● **Problem to work on**:
Restate the listing below word for word, omitting any images.
* START Supplied information *
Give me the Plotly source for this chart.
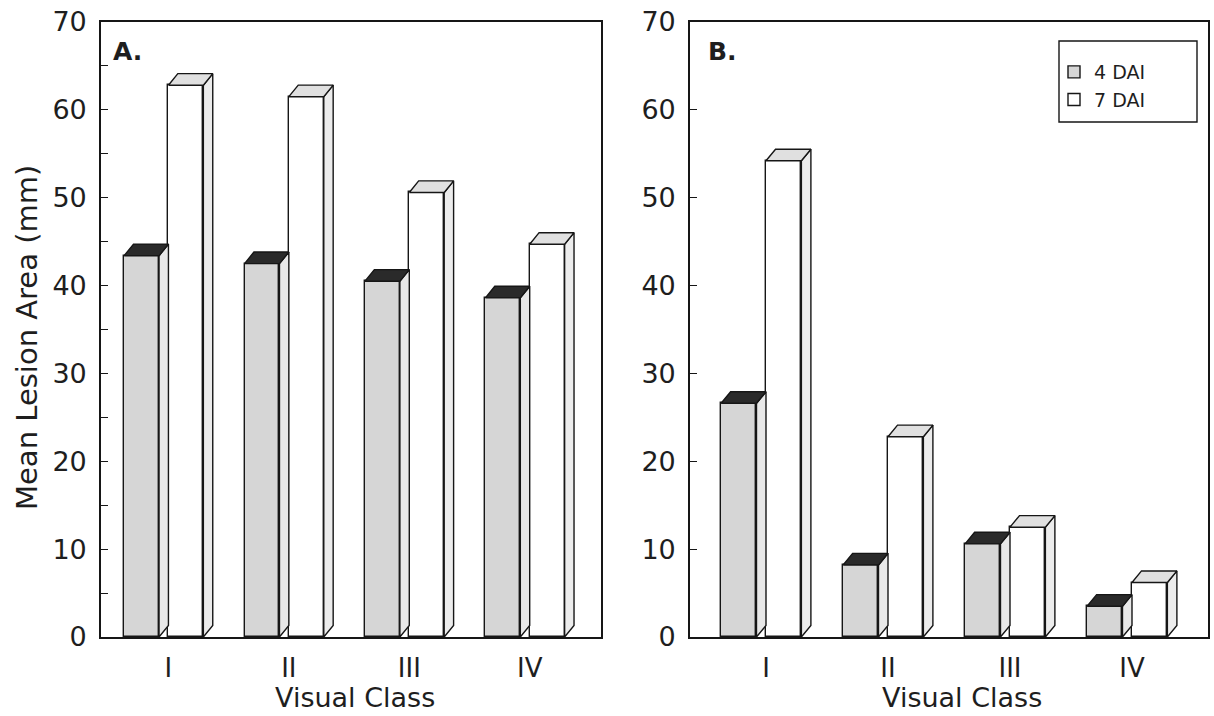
import plotly.graph_objects as go

# ---------------- data ----------------
categories = ["I", "II", "III", "IV"]
a_4dai = [43.4, 42.5, 40.5, 38.6]
a_7dai = [62.8, 61.5, 50.6, 44.7]
b_4dai = [26.6, 8.2, 10.6, 3.5]
b_7dai = [54.2, 22.8, 12.5, 6.2]
series_names = ["4 DAI", "7 DAI"]
y_ticks = [0, 10, 20, 30, 40, 50, 60, 70]

# ---------------- style ----------------
W = 0.29      # front-face width (category units)
DX = 0.078    # depth offset in x (category units)
DY = 1.32     # depth offset in y (data units)
EDGE = "#161616"
FRONT = ["#d6d6d6", "#ffffff"]
SIDE = ["#e8e8e8", "#ececec"]
TOP = ["#2a2a2a", "#e0e0e0"]
FONT = "DejaVu Sans, Liberation Sans, Arial, sans-serif"
TXT = "#1e1e1e"

fig = go.Figure()


def add_panel(v4, v7, xa, ya, showlegend):
    pos = list(range(len(categories)))
    for k, vals in enumerate([v4, v7]):
        # left edge of front face
        lefts = [c - DX - W if k == 0 else c for c in pos]
        fig.add_trace(go.Bar(
            x=[l + W / 2 for l in lefts], y=vals, width=W, base=0,
            name=series_names[k], legendgroup=series_names[k],
            showlegend=showlegend,
            marker=dict(color=FRONT[k], line=dict(color=EDGE, width=1.4)),
            xaxis=xa, yaxis=ya, hoverinfo="skip"))
        sx, sy, tx, ty = [], [], [], []
        for l, v in zip(lefts, vals):
            r = l + W
            sx += [r, r + DX, r + DX, r, r, None]
            sy += [0, DY, v + DY, v, 0, None]
            tx += [l, r, r + DX, l + DX, l, None]
            ty += [v, v, v + DY, v + DY, v, None]
        fig.add_trace(go.Scatter(
            x=sx, y=sy, mode="lines", fill="toself", fillcolor=SIDE[k],
            line=dict(color=EDGE, width=1.4), showlegend=False,
            hoverinfo="skip", xaxis=xa, yaxis=ya))
        fig.add_trace(go.Scatter(
            x=tx, y=ty, mode="lines", fill="toself", fillcolor=TOP[k],
            line=dict(color=EDGE, width=1.4), showlegend=False,
            hoverinfo="skip", xaxis=xa, yaxis=ya))


add_panel(a_4dai, a_7dai, "x", "y", True)
add_panel(b_4dai, b_7dai, "x2", "y2", False)

H, WPX = 716, 1214
ydom = [1 - 637 / H, 1 - 22 / H]

common_x = dict(tickvals=list(range(len(categories))), ticktext=categories,
                ticks="", showline=True, mirror=True, linecolor=EDGE, linewidth=1.6,
                showgrid=False, zeroline=False, automargin=False,
                tickfont=dict(family=FONT, size=26, color=TXT),
                ticklabelstandoff=7)
common_y = dict(range=[0, 70], tickvals=y_ticks, ticks="inside", ticklen=7,
                tickcolor=EDGE, tickwidth=1, showline=True, mirror=True,
                linecolor=EDGE, linewidth=1.6, showgrid=False, zeroline=False,
                automargin=False,
                tickfont=dict(family=FONT, size=27, color=TXT),
                ticklabelstandoff=7, domain=ydom)

fig.update_layout(
    width=WPX, height=H, autosize=False,
    margin=dict(l=0, r=0, t=0, b=0, autoexpand=False),
    paper_bgcolor="white", plot_bgcolor="white",
    barmode="overlay", bargap=0,
    xaxis=dict(domain=[101 / WPX, 601 / WPX], range=[-0.56, 3.592], anchor="y", **common_x),
    xaxis2=dict(domain=[690 / WPX, 1208 / WPX], range=[-0.623, 3.623], anchor="y2", **common_x),
    yaxis=dict(anchor="x", minor=dict(ticks="inside", ticklen=7, dtick=5, tickcolor=EDGE),
               **common_y),
    yaxis2=dict(anchor="x2", **common_y),
    showlegend=True,
    legend=dict(x=1054 / WPX, y=1 - 53 / H, xanchor="left", yanchor="top",
                bgcolor="rgba(0,0,0,0)", borderwidth=0, itemwidth=30,
                font=dict(family=FONT, size=19, color=TXT), tracegroupgap=0),
    shapes=[dict(type="rect", xref="paper", yref="paper",
                 x0=1059 / WPX, x1=1197 / WPX, y0=1 - 122 / H, y1=1 - 41 / H,
                 line=dict(color=EDGE, width=1.4), fillcolor="rgba(0,0,0,0)")],
    annotations=[
        dict(text="Mean Lesion Area (mm)", xref="paper", yref="paper",
             x=27 / WPX, y=1 - 338 / H, textangle=-90, showarrow=False,
             xanchor="center", yanchor="middle",
             font=dict(family=FONT, size=29, color=TXT)),
        dict(text="Visual Class", xref="paper", yref="paper",
             x=355 / WPX, y=1 - 697 / H, showarrow=False,
             xanchor="center", yanchor="middle",
             font=dict(family=FONT, size=27, color=TXT)),
        dict(text="Visual Class", xref="paper", yref="paper",
             x=962 / WPX, y=1 - 697 / H, showarrow=False,
             xanchor="center", yanchor="middle",
             font=dict(family=FONT, size=27, color=TXT)),
        dict(text="<b>A.</b>", xref="paper", yref="paper",
             x=111 / WPX, y=1 - 52 / H, showarrow=False,
             xanchor="left", yanchor="middle",
             font=dict(family=FONT, size=25, color=TXT)),
        dict(text="<b>B.</b>", xref="paper", yref="paper",
             x=706 / WPX, y=1 - 52 / H, showarrow=False,
             xanchor="left", yanchor="middle",
             font=dict(family=FONT, size=25, color=TXT)),
    ],
)

fig.write_html("out.html")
* END Supplied information *
● **Solution for this exercise**:
Give me the Plotly source for this chart.
import plotly.graph_objects as go

# ---------------- data ----------------
categories = ["I", "II", "III", "IV"]
a_4dai = [43.4, 42.5, 40.5, 38.6]
a_7dai = [62.8, 61.5, 50.6, 44.7]
b_4dai = [26.6, 8.2, 10.6, 3.5]
b_7dai = [54.2, 22.8, 12.5, 6.2]
series_names = ["4 DAI", "7 DAI"]
y_ticks = [0, 10, 20, 30, 40, 50, 60, 70]

# ---------------- style ----------------
W = 0.29      # front-face width (category units)
DX = 0.078    # depth offset in x (category units)
DY = 1.32     # depth offset in y (data units)
EDGE = "#161616"
FRONT = ["#d6d6d6", "#ffffff"]
SIDE = ["#e8e8e8", "#ececec"]
TOP = ["#2a2a2a", "#e0e0e0"]
FONT = "DejaVu Sans, Liberation Sans, Arial, sans-serif"
TXT = "#1e1e1e"

fig = go.Figure()


def add_panel(v4, v7, xa, ya, showlegend):
    pos = list(range(len(categories)))
    for k, vals in enumerate([v4, v7]):
        # left edge of front face
        lefts = [c - DX - W if k == 0 else c for c in pos]
        fig.add_trace(go.Bar(
            x=[l + W / 2 for l in lefts], y=vals, width=W, base=0,
            name=series_names[k], legendgroup=series_names[k],
            showlegend=showlegend,
            marker=dict(color=FRONT[k], line=dict(color=EDGE, width=1.4)),
            xaxis=xa, yaxis=ya, hoverinfo="skip"))
        sx, sy, tx, ty = [], [], [], []
        for l, v in zip(lefts, vals):
            r = l + W
            sx += [r, r + DX, r + DX, r, r, None]
            sy += [0, DY, v + DY, v, 0, None]
            tx += [l, r, r + DX, l + DX, l, None]
            ty += [v, v, v + DY, v + DY, v, None]
        fig.add_trace(go.Scatter(
            x=sx, y=sy, mode="lines", fill="toself", fillcolor=SIDE[k],
            line=dict(color=EDGE, width=1.4), showlegend=False,
            hoverinfo="skip", xaxis=xa, yaxis=ya))
        fig.add_trace(go.Scatter(
            x=tx, y=ty, mode="lines", fill="toself", fillcolor=TOP[k],
            line=dict(color=EDGE, width=1.4), showlegend=False,
            hoverinfo="skip", xaxis=xa, yaxis=ya))


add_panel(a_4dai, a_7dai, "x", "y", True)
add_panel(b_4dai, b_7dai, "x2", "y2", False)

H, WPX = 716, 1214
ydom = [1 - 637 / H, 1 - 22 / H]

common_x = dict(tickvals=list(range(len(categories))), ticktext=categories,
                ticks="", showline=True, mirror=True, linecolor=EDGE, linewidth=1.6,
                showgrid=False, zeroline=False, automargin=False,
                tickfont=dict(family=FONT, size=26, color=TXT),
                ticklabelstandoff=7)
common_y = dict(range=[0, 70], tickvals=y_ticks, ticks="inside", ticklen=7,
                tickcolor=EDGE, tickwidth=1, showline=True, mirror=True,
                linecolor=EDGE, linewidth=1.6, showgrid=False, zeroline=False,
                automargin=False,
                tickfont=dict(family=FONT, size=27, color=TXT),
                ticklabelstandoff=7, domain=ydom)

fig.update_layout(
    width=WPX, height=H, autosize=False,
    margin=dict(l=0, r=0, t=0, b=0, autoexpand=False),
    paper_bgcolor="white", plot_bgcolor="white",
    barmode="overlay", bargap=0,
    xaxis=dict(domain=[101 / WPX, 601 / WPX], range=[-0.56, 3.592], anchor="y", **common_x),
    xaxis2=dict(domain=[690 / WPX, 1208 / WPX], range=[-0.623, 3.623], anchor="y2", **common_x),
    yaxis=dict(anchor="x", minor=dict(ticks="inside", ticklen=7, dtick=5, tickcolor=EDGE),
               **common_y),
    yaxis2=dict(anchor="x2", **common_y),
    showlegend=True,
    legend=dict(x=1054 / WPX, y=1 - 53 / H, xanchor="left", yanchor="top",
                bgcolor="rgba(0,0,0,0)", borderwidth=0, itemwidth=30,
                font=dict(family=FONT, size=19, color=TXT), tracegroupgap=0),
    shapes=[dict(type="rect", xref="paper", yref="paper",
                 x0=1059 / WPX, x1=1197 / WPX, y0=1 - 122 / H, y1=1 - 41 / H,
                 line=dict(color=EDGE, width=1.4), fillcolor="rgba(0,0,0,0)")],
    annotations=[
        dict(text="Mean Lesion Area (mm)", xref="paper", yref="paper",
             x=27 / WPX, y=1 - 338 / H, textangle=-90, showarrow=False,
             xanchor="center", yanchor="middle",
             font=dict(family=FONT, size=29, color=TXT)),
        dict(text="Visual Class", xref="paper", yref="paper",
             x=355 / WPX, y=1 - 697 / H, showarrow=False,
             xanchor="center", yanchor="middle",
             font=dict(family=FONT, size=27, color=TXT)),
        dict(text="Visual Class", xref="paper", yref="paper",
             x=962 / WPX, y=1 - 697 / H, showarrow=False,
             xanchor="center", yanchor="middle",
             font=dict(family=FONT, size=27, color=TXT)),
        dict(text="<b>A.</b>", xref="paper", yref="paper",
             x=111 / WPX, y=1 - 52 / H, showarrow=False,
             xanchor="left", yanchor="middle",
             font=dict(family=FONT, size=25, color=TXT)),
        dict(text="<b>B.</b>", xref="paper", yref="paper",
             x=706 / WPX, y=1 - 52 / H, showarrow=False,
             xanchor="left", yanchor="middle",
             font=dict(family=FONT, size=25, color=TXT)),
    ],
)

fig.write_html("out.html")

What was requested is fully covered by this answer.